Julio J. Marino, Great Neck, N.Y., for appellants.
Mulholland, Minion Roe, Williston Park, N.Y. (Taryn M. Fitzgerald of counsel), for respondent.
Before: Schmidt, J.P., Mastro, Rivera and Skelos, JJ., concur.
Ordered that the order is affirmed, with costs.

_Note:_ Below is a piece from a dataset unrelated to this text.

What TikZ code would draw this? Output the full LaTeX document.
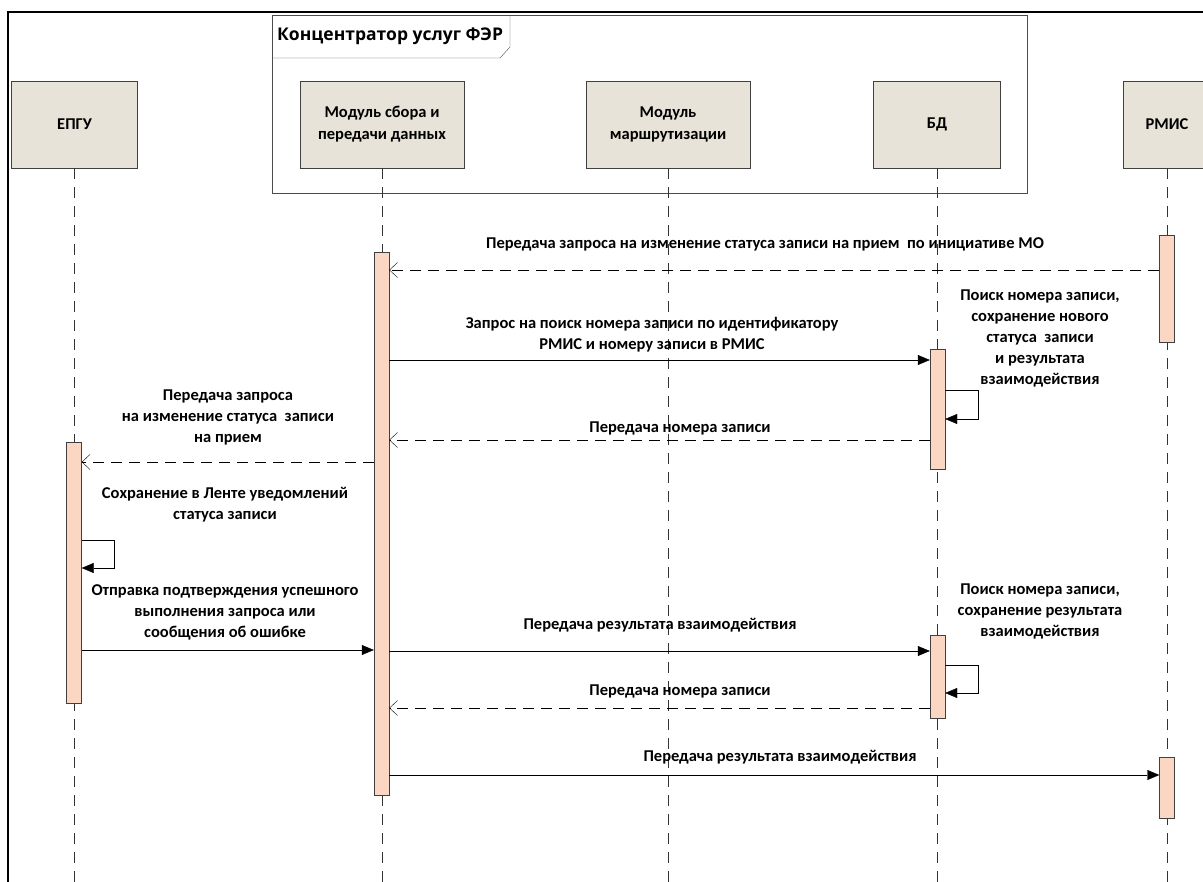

In order for a landowner to be liable in tort to a plaintiff who is injured as a result of an allegedly defective condition upon the property, it must be established that a defective condition existed and that the landowner affirmatively created the condition or had actual or constructive notice of its existence ( see Gordon v. American Museum of Natural History, 67 NY2d 836; Lezama v. 34-15 Parsons Blvd., LLC, 16 AD3d 560; Curiale v. Sharrotts Woods, Inc., 9 AD3d 473, 474-475). Here, the defendant met its initial burden of establishing entitlement to judgment as a matter of law ( see Morrison v. 107 W. 38th Realties Co., 17 AD3d 645; Jimenez v. T.J. Maxx, Inc., 17 AD3d 638; Onley v. Shopwell, Inc., 16 AD3d 565). In opposition thereto, the plaintiffs failed to raise a triable issue of fact ( see Alvarez v. Prospect Hosp., 68 NY2d 320; Morrison v. 107 W. 38th Realties Co., supra; Jimenez v. T.J. Maxx, Inc., supra; Onley v. Shopwell, Inc., supra). The photographs relied upon by the plaintiffs were insufficient to demonstrate that the defendant had constructive notice of the alleged defect ( see Krakinowski v. New York City Tr. Auth., 18 AD3d 443; Lustenring v. 98-100 Realty, 1 AD3d 574, 577).